Will these Olympic ladies ever stop being so inspiring? I doubt it. Jordyn Wieber's Senate testimony discussed the huge problem of sexual abuse among Olympic circles, and how it's been unacknowledged for too long. So, this Olympian is calling for changes, and I'm totally on board.
On April 18, Wieber spoke to the U.S. Senate about the significance of the Larry Nassar case. Nassar is the former USA Gymnastics doctor accused of abusing over 200 young athletes, who was convicted on sexual assault and child pornography charges in January. Wieber not only shared her story of abuse, but highlighted a huge issue within the Olympic community, and that's the lack of action being taken to support victims and end this cycle of abuse. In her testimony, Wieber criticized the USA Olympics and fellow organizations for not taking immediate action when athletes came forward about the abuse.
"Nobody was protecting us from being taken advantage of. Nobody was even concerned whether or not we were being sexually abused," Wieber said. "The people and organizations who are responsible need to accept responsibility for the pain they caused me and my sister survivors."
Wieber has coined this reoccurrence as a "culture of silence," and said that organizers and Olympic officials allegedly had knowledge of occurring abuse, but didn't take action against it.
Wieber also filed a lawsuit on April 17 against USA Gymnastics, the United States Olympic Committee, and Michigan State University for not coming to victims' defenses in the past.
According to Wieber, the abuse from Nassar started at age 14 and she endured ten instances of abuse over a six-year period. Wieber released a statement saying she was "betrayed" by the USA Olympics Committee and Michigan State.
My parents trusted USA Gymnastics and Larry Nassar to take care of me and we were betrayed by both. And now, the lack of accountability from USAG and Michigan State, have caused me and many other girls to remain shameful, confused, and disappointed.
Wieber's testimony against Nassar followed Aly Raisman, McKayla Maroney and Jamie Dantzscher, who were among the first to bring their stories forward and also sued organizations including the United States Olympic Committee (USOC), USA Gymnastics, and Michigan State. Since their testimony, more than 200 girls have come forward claiming they were abused at the hands of Nassar as well.
Some changes are already underway to secure the safety for Olympic athletes. On Jan. 22, the USA Gymnastics Board of Directors resigned in light of Nassar's sexual abuse case. Kerry Perry, president of USA Gymnastics, released a public statement speaking to the board's resignation and how it should help change "move forward" within the organization.
We support their decisions to resign at this time. We believe this step will allow us to more effectively move forward in implementing change within our organization.
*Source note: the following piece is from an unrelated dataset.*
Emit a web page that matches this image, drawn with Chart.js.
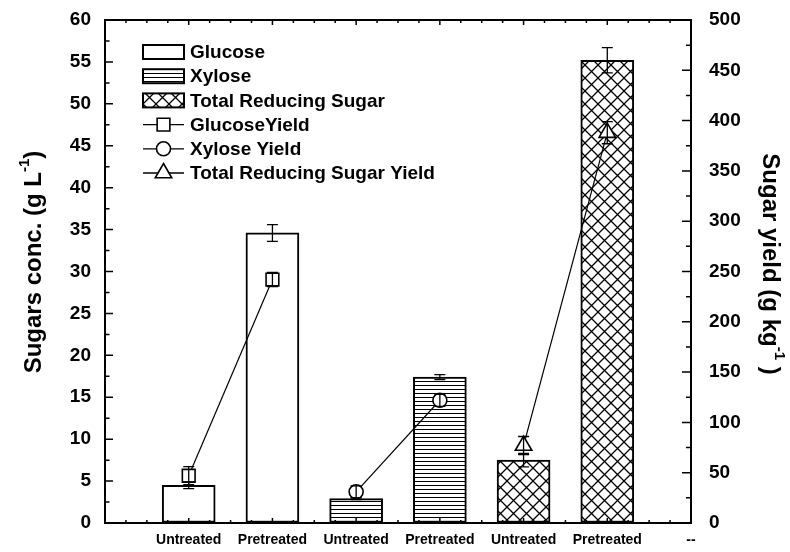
<!DOCTYPE html>
<html>
<head>
<meta charset="utf-8">
<script src="https://cdn.jsdelivr.net/npm/chart.js@4/dist/chart.umd.min.js"></script>
<style>
  html, body { margin: 0; padding: 0; background: #fff; }
</style>
</head>
<body>
<canvas id="chart" width="790" height="552"></canvas>
<script>
/* data */
const CATEGORIES = ['', 'Untreated', 'Pretreated', 'Untreated', 'Pretreated', 'Untreated', 'Pretreated', '--'];

const GLUCOSE = [null, 4.5, 34.6, null, null, null, null, null];
const GLUCOSE_ERR = [null, 0.4, 1.0, null, null, null, null, null];
const XYLOSE = [null, null, null, 2.9, 17.4, null, null, null];
const XYLOSE_ERR = [null, null, null, 0.1, 0.3, null, null, null];
const TOTAL_SUGAR = [null, null, null, null, null, 7.5, 55.2, null];
const TOTAL_SUGAR_ERR = [null, null, null, null, null, 0.8, 1.5, null];

const GLUCOSE_YIELD = [null, 47, 242, null, null, null, null, null];
const GLUCOSE_YIELD_ERR = [null, 9, 7, null, null, null, null, null];
const XYLOSE_YIELD = [null, null, null, 31, 122, null, null, null];
const XYLOSE_YIELD_ERR = [null, null, null, 6, 6, null, null, null];
const TOTAL_SUGAR_YIELD = [null, null, null, null, null, 77, 388, null];
const TOTAL_SUGAR_YIELD_ERR = [null, null, null, null, null, 9, 11, null];

const FONT = '"Liberation Sans", Arial, sans-serif';

/* patterns */
const createHatch = (type) => {
  const size = type === 'cross' ? 13 : 4;
  const tile = document.createElement('canvas');
  tile.width = size;
  tile.height = size;
  const c = tile.getContext('2d');
  c.fillStyle = '#fff';
  c.fillRect(0, 0, size, size);
  c.strokeStyle = '#000';
  if (type === 'cross') {
    c.lineWidth = 1.3;
    for (const o of [-size, 0, size]) {
      c.beginPath();
      c.moveTo(o, 0);
      c.lineTo(o + size, size);
      c.moveTo(o + size, 0);
      c.lineTo(o, size);
      c.stroke();
    }
  } else {
    c.lineWidth = 1;
    c.beginPath();
    c.moveTo(0, 1.5);
    c.lineTo(size, 1.5);
    c.stroke();
  }
  return document.getElementById('chart').getContext('2d').createPattern(tile, 'repeat');
};

/* plugins */
const errorBarPlugin = {
  id: 'errorBars',
  afterDatasetsDraw(chart) {
    const ctx = chart.ctx;
    chart.data.datasets.forEach((dataset, index) => {
      if (!dataset.errors) return;
      const meta = chart.getDatasetMeta(index);
      const scale = chart.scales[dataset.yAxisID];
      ctx.save();
      ctx.strokeStyle = '#000';
      ctx.lineWidth = 1.3;
      dataset.data.forEach((value, i) => {
        const err = dataset.errors[i];
        if (value === null || err === null) return;
        const x = meta.data[i].x;
        const top = scale.getPixelForValue(value + err);
        const bottom = scale.getPixelForValue(value - err);
        const half = 5.5;
        ctx.beginPath();
        ctx.moveTo(x, top);
        ctx.lineTo(x, bottom);
        ctx.moveTo(x - half, top);
        ctx.lineTo(x + half, top);
        ctx.moveTo(x - half, bottom);
        ctx.lineTo(x + half, bottom);
        ctx.stroke();
      });
      ctx.restore();
    });
  },
};

const drawMarker = (ctx, style, x, y, r) => {
  ctx.beginPath();
  if (style === 'rect') {
    const s = r * Math.SQRT1_2;
    ctx.rect(x - s, y - s, 2 * s, 2 * s);
  } else if (style === 'circle') {
    ctx.arc(x, y, r, 0, Math.PI * 2);
  } else {
    ctx.moveTo(x, y - r);
    ctx.lineTo(x + Math.sin(Math.PI * 2 / 3) * r, y + r / 2);
    ctx.lineTo(x - Math.sin(Math.PI * 2 / 3) * r, y + r / 2);
    ctx.closePath();
  }
  ctx.fillStyle = '#fff';
  ctx.fill();
  ctx.stroke();
};

const legendPlugin = {
  id: 'insideLegend',
  afterDraw(chart) {
    const ctx = chart.ctx;
    const x0 = 143;
    const y0 = 52;
    const rowHeight = 24.2;
    ctx.save();
    ctx.font = 'bold 19px ' + FONT;
    ctx.textBaseline = 'middle';
    chart.data.datasets.forEach((dataset, i) => {
      const y = y0 + i * rowHeight;
      ctx.strokeStyle = '#000';
      if (dataset.type === 'bar') {
        ctx.lineWidth = 2;
        ctx.fillStyle = dataset.backgroundColor;
        ctx.fillRect(x0, y - 7, 41, 14);
        ctx.strokeRect(x0, y - 7, 41, 14);
      } else {
        ctx.lineWidth = 1.3;
        ctx.beginPath();
        ctx.moveTo(x0, y);
        ctx.lineTo(x0 + 41, y);
        ctx.stroke();
        ctx.lineWidth = 1.6;
        drawMarker(ctx, dataset.pointStyle, x0 + 20.5, y, dataset.legendRadius);
      }
      ctx.fillStyle = '#000';
      ctx.fillText(dataset.label, x0 + 47, y + 1);
    });
    ctx.restore();
  },
};

const drawTitle = (ctx, x, y, angle, parts) => {
  ctx.save();
  ctx.translate(x, y);
  ctx.rotate(angle);
  ctx.fillStyle = '#000';
  ctx.textBaseline = 'middle';
  const big = 'bold 24px ' + FONT;
  const small = 'bold 15px ' + FONT;
  let width = 0;
  parts.forEach((part) => {
    ctx.font = part.sup ? small : big;
    width += ctx.measureText(part.text).width;
  });
  let cursor = -width / 2;
  parts.forEach((part) => {
    ctx.font = part.sup ? small : big;
    ctx.fillText(part.text, cursor, part.sup ? -9 : 0);
    cursor += ctx.measureText(part.text).width;
  });
  ctx.restore();
};

const framePlugin = {
  id: 'frame',
  afterDraw(chart) {
    const ctx = chart.ctx;
    const area = chart.chartArea;
    const yl = chart.scales.y;
    const yr = chart.scales.y1;
    ctx.save();
    ctx.strokeStyle = '#000';
    ctx.lineWidth = 2;
    ctx.beginPath();
    ctx.moveTo(area.left, area.top);
    ctx.lineTo(area.right, area.top);
    ctx.stroke();

    ctx.lineWidth = 1.5;
    ctx.beginPath();
    for (let v = 0; v <= 60; v += 2.5) {
      const py = yl.getPixelForValue(v);
      ctx.moveTo(area.left, py);
      ctx.lineTo(area.left + (v % 5 === 0 ? 8 : 4.5), py);
    }
    for (let v = 0; v <= 500; v += 25) {
      const py = yr.getPixelForValue(v);
      ctx.moveTo(area.right, py);
      ctx.lineTo(area.right - (v % 50 === 0 ? 9 : 5), py);
    }
    const steps = (CATEGORIES.length - 1) * 4;
    for (let k = 0; k <= steps; k++) {
      const px = area.left + (area.right - area.left) * k / steps;
      const len = k % 4 === 0 ? 5 : 3;
      ctx.moveTo(px, area.bottom);
      ctx.lineTo(px, area.bottom - len);
      ctx.moveTo(px, area.top);
      ctx.lineTo(px, area.top + len);
    }
    ctx.stroke();
    ctx.restore();

    drawTitle(ctx, 34, 262, -Math.PI / 2, [
      { text: 'Sugars conc. (g L' },
      { text: '-1', sup: true },
      { text: ')' },
    ]);
    drawTitle(ctx, 770, 264, Math.PI / 2, [
      { text: 'Sugar yield (g kg' },
      { text: '-1', sup: true },
      { text: ' )' },
    ]);
  },
};

/* chart */
const barDataset = (label, data, errors, fill) => ({
  type: 'bar',
  label: label,
  data: data,
  errors: errors,
  yAxisID: 'y',
  backgroundColor: fill,
  borderColor: '#000',
  borderWidth: 2,
  borderSkipped: false,
  barThickness: 53,
  grouped: false,
  order: 1,
});

const lineDataset = (label, data, errors, style, radius) => ({
  type: 'line',
  label: label,
  data: data,
  errors: errors,
  yAxisID: 'y1',
  borderColor: '#000',
  borderWidth: 1.2,
  pointStyle: style,
  pointRadius: radius,
  legendRadius: radius,
  pointBorderWidth: 1.6,
  pointBackgroundColor: '#fff',
  pointBorderColor: '#000',
  spanGaps: false,
  order: 0,
});

// hidden tick marks only push the labels away from the axis line
const hiddenTicks = (length) => ({
  display: true,
  drawOnChartArea: false,
  drawTicks: true,
  tickLength: length,
  tickColor: 'rgba(0,0,0,0)',
});

const createChart = () => {
  const element = document.getElementById('chart');
  return new Chart(element, {
    data: {
      labels: CATEGORIES,
      datasets: [
        barDataset('Glucose', GLUCOSE, GLUCOSE_ERR, '#fff'),
        barDataset('Xylose', XYLOSE, XYLOSE_ERR, createHatch('lines')),
        barDataset('Total Reducing Sugar', TOTAL_SUGAR, TOTAL_SUGAR_ERR, createHatch('cross')),
        lineDataset('GlucoseYield', GLUCOSE_YIELD, GLUCOSE_YIELD_ERR, 'rect', 9),
        lineDataset('Xylose Yield', XYLOSE_YIELD, XYLOSE_YIELD_ERR, 'circle', 7),
        lineDataset('Total Reducing Sugar Yield', TOTAL_SUGAR_YIELD, TOTAL_SUGAR_YIELD_ERR, 'triangle', 9.5),
      ],
    },
    options: {
      responsive: false,
      animation: false,
      layout: { padding: { top: 20, left: 0, right: 0, bottom: 0 } },
      plugins: {
        legend: { display: false },
        tooltip: { enabled: false },
      },
      scales: {
        x: {
          type: 'category',
          offset: false,
          grid: hiddenTicks(9),
          border: { display: true, color: '#000', width: 2 },
          ticks: {
            color: '#000',
            font: { family: FONT, weight: 'bold', size: 14 },
            padding: 0,
            maxRotation: 0,
            autoSkip: false,
          },
          afterFit: (scale) => { scale.height = 29; },
        },
        y: {
          position: 'left',
          min: 0,
          max: 60,
          grid: hiddenTicks(14),
          border: { display: true, color: '#000', width: 2 },
          ticks: {
            stepSize: 5,
            color: '#000',
            font: { family: FONT, weight: 'bold', size: 19 },
            padding: 0,
          },
          afterFit: (scale) => { scale.width = 105; },
        },
        y1: {
          position: 'right',
          min: 0,
          max: 500,
          grid: hiddenTicks(18),
          border: { display: true, color: '#000', width: 2 },
          ticks: {
            stepSize: 50,
            color: '#000',
            font: { family: FONT, weight: 'bold', size: 19 },
            padding: 0,
          },
          afterFit: (scale) => { scale.width = 99; },
        },
      },
    },
    plugins: [errorBarPlugin, framePlugin, legendPlugin],
  });
};

document.addEventListener('DOMContentLoaded', () => {
  createChart();
});
</script>
</body>
</html>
The organization will continue working every day to ensure that our culture, policies and actions reflect our commitment to those we serve.
New board members are certainly a step in the right direction, but that's only one fix to address a huge internal problem within this community. On Jan. 30, the U.S. Senate passed legislation to require U.S. amateur athlete organizations to investigate abuse and suspected incidents as soon as possible. The act, titled "Protecting Young Victims from Sexual Abuse and Safe Sport Authorization," is a direct result from the case against Nassar and was spearheaded by Sen. Susan Collins.
All these changes are definitely steps in the right direction, but perhaps the biggest impact from the Larry Nassar case is letting victims know that their stories are important and their voices are being heard. Hearing the victim statements from the likes of Raisman, Wieber, and Dantzscher were tough to bear, but watching how these brave and strong women encouraged others to step forward and fight this system of abuse is something that's truly historical.